Copy out the lines that have "this" in them.

### MATERIAL FOR THE TASK
○ ○ ○

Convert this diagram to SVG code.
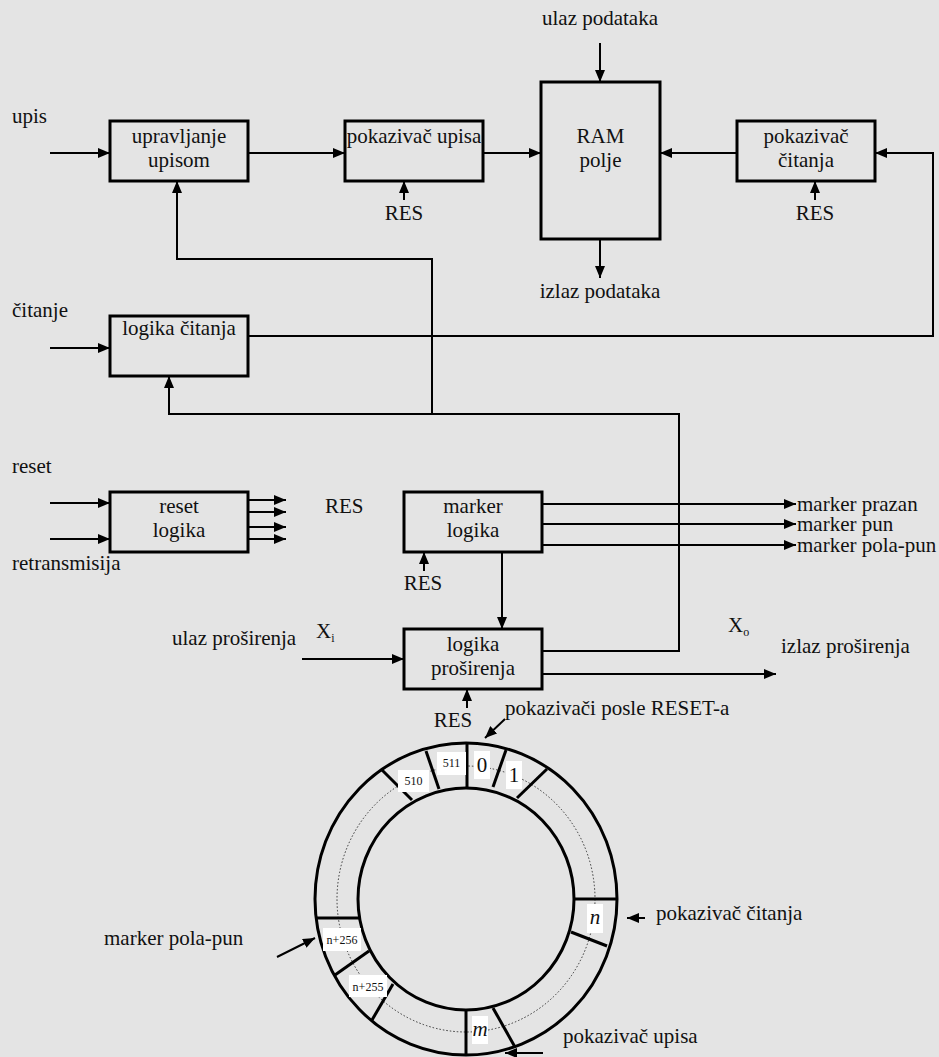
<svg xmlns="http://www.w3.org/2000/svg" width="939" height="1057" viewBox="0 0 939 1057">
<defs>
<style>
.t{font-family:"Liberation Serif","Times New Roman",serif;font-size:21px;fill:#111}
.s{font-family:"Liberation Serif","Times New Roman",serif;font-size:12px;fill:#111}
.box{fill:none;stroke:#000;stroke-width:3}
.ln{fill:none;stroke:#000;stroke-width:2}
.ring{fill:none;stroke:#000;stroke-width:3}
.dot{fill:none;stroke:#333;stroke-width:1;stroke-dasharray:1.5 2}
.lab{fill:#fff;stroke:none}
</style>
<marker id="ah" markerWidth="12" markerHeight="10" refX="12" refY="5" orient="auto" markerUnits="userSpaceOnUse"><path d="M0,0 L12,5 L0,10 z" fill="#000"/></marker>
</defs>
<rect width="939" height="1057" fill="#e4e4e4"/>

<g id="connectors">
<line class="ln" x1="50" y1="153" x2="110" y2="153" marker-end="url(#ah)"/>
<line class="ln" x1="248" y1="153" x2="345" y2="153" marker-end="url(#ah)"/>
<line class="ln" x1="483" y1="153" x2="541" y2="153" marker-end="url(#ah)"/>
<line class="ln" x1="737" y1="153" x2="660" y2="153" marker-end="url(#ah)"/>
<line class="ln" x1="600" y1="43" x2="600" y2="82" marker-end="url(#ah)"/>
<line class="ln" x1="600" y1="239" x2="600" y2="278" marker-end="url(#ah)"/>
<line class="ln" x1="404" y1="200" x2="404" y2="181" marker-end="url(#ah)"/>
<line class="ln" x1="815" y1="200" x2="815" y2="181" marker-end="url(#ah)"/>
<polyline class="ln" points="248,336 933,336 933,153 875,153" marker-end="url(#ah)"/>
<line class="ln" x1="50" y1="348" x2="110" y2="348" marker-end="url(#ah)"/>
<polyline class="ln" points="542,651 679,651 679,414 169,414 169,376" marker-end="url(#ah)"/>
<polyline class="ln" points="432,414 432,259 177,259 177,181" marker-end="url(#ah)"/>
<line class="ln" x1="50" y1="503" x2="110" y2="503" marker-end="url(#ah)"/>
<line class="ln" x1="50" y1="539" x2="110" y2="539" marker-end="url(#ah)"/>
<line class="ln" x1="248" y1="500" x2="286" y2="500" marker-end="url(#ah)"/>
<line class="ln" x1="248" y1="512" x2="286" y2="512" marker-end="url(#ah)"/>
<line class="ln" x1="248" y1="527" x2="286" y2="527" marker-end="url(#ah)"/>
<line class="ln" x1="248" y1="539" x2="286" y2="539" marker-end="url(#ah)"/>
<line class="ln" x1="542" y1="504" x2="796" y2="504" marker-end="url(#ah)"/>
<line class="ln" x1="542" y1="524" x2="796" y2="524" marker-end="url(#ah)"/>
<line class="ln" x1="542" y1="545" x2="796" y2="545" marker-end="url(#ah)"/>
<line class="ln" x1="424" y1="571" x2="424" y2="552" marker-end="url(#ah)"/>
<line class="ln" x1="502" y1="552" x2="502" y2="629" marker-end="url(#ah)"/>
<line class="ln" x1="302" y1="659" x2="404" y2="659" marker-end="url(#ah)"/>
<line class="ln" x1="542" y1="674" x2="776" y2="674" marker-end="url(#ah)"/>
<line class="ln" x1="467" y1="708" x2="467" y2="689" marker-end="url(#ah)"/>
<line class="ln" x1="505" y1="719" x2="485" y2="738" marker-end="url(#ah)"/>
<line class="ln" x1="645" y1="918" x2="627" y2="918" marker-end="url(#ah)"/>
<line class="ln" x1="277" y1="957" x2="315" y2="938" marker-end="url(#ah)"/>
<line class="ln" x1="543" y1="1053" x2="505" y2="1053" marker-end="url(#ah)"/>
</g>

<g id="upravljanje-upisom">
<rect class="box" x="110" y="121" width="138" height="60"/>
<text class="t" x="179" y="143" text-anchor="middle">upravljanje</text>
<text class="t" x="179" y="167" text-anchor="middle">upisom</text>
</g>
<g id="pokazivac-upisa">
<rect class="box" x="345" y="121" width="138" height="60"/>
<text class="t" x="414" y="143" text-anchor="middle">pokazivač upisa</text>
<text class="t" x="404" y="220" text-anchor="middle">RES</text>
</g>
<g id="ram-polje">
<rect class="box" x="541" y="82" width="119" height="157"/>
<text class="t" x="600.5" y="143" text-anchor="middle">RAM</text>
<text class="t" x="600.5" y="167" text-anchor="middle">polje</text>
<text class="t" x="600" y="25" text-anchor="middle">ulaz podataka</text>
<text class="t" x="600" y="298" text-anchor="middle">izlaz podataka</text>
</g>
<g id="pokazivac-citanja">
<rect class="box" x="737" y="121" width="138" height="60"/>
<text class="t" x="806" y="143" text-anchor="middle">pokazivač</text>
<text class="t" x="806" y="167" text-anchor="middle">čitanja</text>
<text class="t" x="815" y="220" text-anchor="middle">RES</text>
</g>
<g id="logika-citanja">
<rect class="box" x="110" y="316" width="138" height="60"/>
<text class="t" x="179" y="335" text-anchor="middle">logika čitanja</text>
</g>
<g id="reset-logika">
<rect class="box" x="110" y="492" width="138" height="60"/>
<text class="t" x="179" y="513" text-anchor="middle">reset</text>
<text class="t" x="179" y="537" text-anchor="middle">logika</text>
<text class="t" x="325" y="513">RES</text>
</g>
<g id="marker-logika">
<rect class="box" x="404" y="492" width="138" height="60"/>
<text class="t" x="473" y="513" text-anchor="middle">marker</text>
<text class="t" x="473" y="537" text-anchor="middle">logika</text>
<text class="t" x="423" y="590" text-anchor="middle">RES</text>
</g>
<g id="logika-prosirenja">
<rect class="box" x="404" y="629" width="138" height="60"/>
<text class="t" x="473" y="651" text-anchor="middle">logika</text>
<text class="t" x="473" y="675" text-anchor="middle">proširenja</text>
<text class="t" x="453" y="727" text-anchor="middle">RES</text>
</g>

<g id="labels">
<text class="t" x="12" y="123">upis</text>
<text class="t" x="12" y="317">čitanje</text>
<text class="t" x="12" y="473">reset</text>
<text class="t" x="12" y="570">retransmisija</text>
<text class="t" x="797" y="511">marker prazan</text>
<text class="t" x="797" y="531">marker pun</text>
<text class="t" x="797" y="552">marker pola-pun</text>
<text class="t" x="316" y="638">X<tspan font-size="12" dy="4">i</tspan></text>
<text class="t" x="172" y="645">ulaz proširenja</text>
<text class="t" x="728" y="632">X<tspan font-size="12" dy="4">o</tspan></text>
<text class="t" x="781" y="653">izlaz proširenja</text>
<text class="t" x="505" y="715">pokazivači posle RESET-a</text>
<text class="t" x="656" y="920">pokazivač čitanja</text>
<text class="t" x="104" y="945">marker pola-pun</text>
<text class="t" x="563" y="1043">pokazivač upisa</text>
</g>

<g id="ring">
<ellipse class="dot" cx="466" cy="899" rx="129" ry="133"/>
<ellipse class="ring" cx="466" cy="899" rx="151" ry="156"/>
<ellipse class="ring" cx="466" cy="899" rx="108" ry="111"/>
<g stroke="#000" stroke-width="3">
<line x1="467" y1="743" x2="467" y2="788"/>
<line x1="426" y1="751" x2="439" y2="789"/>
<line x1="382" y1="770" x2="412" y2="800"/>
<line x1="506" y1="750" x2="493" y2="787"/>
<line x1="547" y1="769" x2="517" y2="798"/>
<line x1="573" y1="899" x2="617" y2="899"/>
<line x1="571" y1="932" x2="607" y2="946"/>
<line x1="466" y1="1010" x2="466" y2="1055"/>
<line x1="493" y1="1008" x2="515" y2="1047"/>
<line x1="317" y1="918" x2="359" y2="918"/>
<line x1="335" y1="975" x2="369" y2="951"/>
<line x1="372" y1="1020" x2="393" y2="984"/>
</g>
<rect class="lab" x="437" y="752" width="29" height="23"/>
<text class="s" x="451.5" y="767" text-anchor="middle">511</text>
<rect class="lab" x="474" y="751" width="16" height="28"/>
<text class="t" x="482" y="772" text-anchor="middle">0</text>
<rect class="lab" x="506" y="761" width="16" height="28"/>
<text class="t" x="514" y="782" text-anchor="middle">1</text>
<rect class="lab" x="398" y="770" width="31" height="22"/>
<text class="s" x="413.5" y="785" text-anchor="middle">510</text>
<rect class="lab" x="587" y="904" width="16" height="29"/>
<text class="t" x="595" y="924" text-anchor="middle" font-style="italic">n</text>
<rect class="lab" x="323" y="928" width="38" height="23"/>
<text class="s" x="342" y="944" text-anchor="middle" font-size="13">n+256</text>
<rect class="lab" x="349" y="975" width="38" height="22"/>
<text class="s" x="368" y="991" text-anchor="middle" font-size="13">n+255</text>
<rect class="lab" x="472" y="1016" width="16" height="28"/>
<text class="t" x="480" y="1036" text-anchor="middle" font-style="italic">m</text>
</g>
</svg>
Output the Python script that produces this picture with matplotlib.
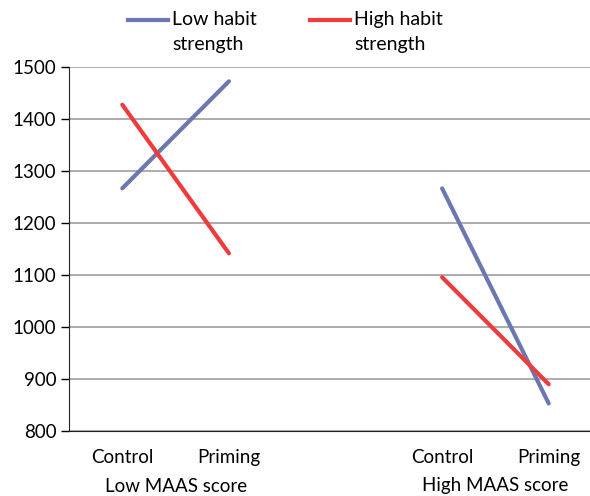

○ ○ ○

### EXERCISE OUTPUT
Convert this diagram to SVG code.
Output the Python script that produces this picture with matplotlib.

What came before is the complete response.